### TASK TO COMPLETE
Return the lines where the word "that" occurs.

### INFORMATION GIVEN
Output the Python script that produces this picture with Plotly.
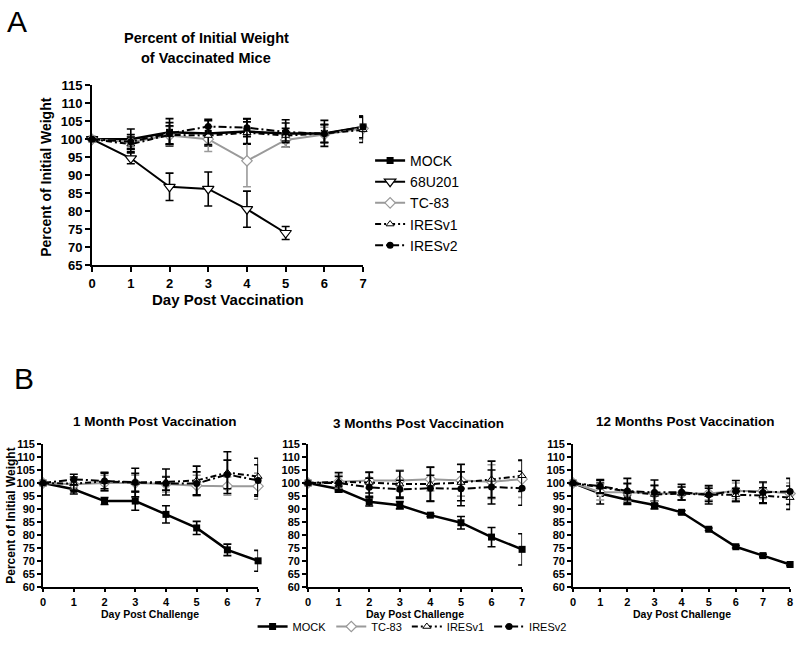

* * *

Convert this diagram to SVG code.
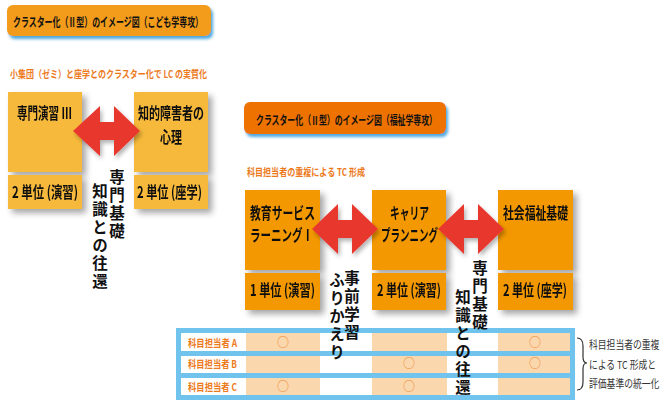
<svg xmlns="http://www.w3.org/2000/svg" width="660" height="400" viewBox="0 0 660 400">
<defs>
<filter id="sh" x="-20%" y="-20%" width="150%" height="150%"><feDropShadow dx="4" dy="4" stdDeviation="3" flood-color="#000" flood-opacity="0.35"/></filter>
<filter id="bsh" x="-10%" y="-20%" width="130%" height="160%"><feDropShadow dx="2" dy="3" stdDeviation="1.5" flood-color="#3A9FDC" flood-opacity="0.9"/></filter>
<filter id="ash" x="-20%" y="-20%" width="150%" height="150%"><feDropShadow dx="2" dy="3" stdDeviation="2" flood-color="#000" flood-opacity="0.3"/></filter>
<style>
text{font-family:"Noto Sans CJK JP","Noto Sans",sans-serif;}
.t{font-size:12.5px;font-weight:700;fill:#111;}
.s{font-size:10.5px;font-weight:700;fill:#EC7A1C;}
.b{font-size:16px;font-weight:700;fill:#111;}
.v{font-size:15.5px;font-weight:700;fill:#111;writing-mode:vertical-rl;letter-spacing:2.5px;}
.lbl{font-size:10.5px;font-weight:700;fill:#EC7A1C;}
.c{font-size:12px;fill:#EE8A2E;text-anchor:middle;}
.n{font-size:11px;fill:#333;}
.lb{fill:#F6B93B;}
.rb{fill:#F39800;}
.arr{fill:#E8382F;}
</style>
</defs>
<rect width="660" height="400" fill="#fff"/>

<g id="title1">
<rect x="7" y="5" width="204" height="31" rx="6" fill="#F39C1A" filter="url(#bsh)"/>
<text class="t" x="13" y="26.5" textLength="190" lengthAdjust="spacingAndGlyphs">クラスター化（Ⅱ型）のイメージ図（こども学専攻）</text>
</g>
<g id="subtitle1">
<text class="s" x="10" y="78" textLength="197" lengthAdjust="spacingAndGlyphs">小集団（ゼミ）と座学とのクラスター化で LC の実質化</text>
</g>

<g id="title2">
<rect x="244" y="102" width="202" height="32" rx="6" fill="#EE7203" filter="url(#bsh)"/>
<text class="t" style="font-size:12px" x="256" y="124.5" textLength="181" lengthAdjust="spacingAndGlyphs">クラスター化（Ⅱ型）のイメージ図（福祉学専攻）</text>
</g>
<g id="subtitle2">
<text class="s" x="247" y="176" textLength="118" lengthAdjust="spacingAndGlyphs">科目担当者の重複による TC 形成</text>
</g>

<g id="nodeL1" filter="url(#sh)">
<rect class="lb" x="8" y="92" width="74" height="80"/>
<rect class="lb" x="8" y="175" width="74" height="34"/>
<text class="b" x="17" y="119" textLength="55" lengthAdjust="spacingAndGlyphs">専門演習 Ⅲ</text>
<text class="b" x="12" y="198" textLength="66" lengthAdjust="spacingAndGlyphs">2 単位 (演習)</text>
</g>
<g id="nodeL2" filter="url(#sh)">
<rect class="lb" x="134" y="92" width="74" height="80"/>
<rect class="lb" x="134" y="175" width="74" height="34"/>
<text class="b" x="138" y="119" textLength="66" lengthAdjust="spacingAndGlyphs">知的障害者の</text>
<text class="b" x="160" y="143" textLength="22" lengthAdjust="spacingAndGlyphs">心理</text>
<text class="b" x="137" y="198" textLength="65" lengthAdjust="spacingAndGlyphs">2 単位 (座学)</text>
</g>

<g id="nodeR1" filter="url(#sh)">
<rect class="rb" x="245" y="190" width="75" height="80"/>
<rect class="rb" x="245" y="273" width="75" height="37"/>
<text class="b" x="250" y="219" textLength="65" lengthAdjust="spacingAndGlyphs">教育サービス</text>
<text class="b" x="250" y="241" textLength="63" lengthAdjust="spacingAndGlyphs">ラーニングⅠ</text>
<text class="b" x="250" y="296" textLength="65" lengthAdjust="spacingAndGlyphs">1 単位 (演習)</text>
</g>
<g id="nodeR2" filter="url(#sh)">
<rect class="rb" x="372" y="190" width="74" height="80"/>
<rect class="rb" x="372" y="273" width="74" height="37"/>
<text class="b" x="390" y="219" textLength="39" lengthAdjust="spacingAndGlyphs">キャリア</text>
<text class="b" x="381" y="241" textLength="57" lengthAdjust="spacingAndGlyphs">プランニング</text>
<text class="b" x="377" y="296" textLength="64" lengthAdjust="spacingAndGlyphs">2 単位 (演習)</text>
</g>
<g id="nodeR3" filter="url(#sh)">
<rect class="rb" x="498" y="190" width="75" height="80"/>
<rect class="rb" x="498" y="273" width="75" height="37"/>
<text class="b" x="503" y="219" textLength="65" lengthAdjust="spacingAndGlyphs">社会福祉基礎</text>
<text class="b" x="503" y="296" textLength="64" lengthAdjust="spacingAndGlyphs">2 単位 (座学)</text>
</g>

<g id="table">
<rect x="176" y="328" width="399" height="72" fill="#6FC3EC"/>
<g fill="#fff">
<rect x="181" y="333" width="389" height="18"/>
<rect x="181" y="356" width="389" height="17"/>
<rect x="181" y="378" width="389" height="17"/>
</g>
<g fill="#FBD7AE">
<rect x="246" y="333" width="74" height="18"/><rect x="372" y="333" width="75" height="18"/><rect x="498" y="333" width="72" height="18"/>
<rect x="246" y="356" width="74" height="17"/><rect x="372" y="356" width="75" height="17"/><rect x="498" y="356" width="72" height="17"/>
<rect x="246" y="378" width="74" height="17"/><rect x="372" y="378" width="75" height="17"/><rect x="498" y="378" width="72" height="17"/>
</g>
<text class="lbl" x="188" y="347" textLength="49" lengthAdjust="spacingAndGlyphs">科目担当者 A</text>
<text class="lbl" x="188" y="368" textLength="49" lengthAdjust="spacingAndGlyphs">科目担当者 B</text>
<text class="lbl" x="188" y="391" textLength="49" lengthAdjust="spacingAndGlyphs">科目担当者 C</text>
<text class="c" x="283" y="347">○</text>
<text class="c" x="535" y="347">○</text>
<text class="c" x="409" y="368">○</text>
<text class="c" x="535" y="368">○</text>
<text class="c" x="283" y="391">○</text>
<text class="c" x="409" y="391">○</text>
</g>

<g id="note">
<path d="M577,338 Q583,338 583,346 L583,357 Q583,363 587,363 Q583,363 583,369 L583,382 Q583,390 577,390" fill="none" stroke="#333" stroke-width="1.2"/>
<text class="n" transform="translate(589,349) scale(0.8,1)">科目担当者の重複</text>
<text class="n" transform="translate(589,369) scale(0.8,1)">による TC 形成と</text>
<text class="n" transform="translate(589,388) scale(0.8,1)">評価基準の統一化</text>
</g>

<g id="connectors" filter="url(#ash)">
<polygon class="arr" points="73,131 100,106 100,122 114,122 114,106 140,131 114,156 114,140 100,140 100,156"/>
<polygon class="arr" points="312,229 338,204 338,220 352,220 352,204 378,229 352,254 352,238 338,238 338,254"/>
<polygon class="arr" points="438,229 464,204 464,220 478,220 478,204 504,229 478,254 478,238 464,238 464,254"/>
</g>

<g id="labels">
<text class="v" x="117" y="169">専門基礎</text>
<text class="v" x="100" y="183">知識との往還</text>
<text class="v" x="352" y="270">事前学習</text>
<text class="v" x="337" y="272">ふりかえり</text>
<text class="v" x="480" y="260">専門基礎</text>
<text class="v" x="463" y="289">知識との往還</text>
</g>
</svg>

* * *

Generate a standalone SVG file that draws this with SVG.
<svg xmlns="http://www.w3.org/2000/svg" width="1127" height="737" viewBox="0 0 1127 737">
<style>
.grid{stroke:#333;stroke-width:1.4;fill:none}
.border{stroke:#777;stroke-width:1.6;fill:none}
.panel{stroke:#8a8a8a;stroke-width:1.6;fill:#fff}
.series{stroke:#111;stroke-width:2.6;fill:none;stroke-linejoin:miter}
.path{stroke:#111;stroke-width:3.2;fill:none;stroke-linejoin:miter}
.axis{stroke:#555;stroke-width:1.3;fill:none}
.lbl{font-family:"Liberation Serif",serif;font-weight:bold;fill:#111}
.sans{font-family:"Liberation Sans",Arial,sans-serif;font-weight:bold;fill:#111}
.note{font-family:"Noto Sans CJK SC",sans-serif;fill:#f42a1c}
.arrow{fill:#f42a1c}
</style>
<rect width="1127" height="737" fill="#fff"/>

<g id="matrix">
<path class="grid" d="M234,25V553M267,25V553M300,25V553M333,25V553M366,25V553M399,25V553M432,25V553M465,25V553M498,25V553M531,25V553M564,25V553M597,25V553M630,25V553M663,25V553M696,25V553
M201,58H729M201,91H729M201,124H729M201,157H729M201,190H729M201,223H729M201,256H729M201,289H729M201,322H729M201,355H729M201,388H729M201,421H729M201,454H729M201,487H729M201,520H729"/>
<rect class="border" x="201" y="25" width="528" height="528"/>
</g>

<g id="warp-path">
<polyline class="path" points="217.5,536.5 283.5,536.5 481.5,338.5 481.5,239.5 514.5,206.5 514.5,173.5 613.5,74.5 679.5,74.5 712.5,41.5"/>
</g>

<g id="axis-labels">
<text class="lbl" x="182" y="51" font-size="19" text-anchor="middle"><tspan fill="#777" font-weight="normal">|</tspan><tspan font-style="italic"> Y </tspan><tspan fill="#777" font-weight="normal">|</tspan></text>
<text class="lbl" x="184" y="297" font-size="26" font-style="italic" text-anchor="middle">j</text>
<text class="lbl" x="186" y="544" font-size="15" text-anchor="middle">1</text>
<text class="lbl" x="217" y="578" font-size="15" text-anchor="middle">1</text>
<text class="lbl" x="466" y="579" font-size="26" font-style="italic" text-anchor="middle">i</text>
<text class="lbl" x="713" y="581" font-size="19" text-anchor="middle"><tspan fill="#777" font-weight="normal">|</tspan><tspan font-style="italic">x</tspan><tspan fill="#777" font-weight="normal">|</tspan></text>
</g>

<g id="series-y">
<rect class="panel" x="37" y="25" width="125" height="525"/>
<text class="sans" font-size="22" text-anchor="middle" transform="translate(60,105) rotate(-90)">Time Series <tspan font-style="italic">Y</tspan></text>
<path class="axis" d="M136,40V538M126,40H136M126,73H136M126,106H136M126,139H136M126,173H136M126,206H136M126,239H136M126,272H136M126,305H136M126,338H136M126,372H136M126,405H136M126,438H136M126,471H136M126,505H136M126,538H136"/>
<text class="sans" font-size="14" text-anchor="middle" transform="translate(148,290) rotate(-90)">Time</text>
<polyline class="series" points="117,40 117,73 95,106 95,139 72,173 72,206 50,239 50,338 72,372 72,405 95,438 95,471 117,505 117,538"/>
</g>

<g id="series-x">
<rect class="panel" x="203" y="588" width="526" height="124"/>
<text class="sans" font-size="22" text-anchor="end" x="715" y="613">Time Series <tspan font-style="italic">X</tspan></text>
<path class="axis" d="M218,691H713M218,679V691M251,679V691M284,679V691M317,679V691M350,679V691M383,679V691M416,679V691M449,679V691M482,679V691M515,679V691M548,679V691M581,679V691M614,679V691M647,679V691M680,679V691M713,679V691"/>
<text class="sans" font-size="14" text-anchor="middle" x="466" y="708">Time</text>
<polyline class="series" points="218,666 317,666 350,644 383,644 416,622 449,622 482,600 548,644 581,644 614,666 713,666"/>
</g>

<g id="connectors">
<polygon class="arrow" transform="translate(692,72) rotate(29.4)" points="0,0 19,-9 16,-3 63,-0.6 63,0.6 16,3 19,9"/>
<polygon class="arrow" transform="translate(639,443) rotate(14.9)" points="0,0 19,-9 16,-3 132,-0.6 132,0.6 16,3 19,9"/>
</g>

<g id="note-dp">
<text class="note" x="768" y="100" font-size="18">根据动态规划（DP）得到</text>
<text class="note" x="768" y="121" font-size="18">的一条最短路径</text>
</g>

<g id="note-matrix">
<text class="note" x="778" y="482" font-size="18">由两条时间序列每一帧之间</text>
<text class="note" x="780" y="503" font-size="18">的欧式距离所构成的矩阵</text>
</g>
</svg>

### RESULT OF THE EXERCISE
Output the Python script that produces this picture with Plotly.
Generate a standalone SVG file that draws this with SVG.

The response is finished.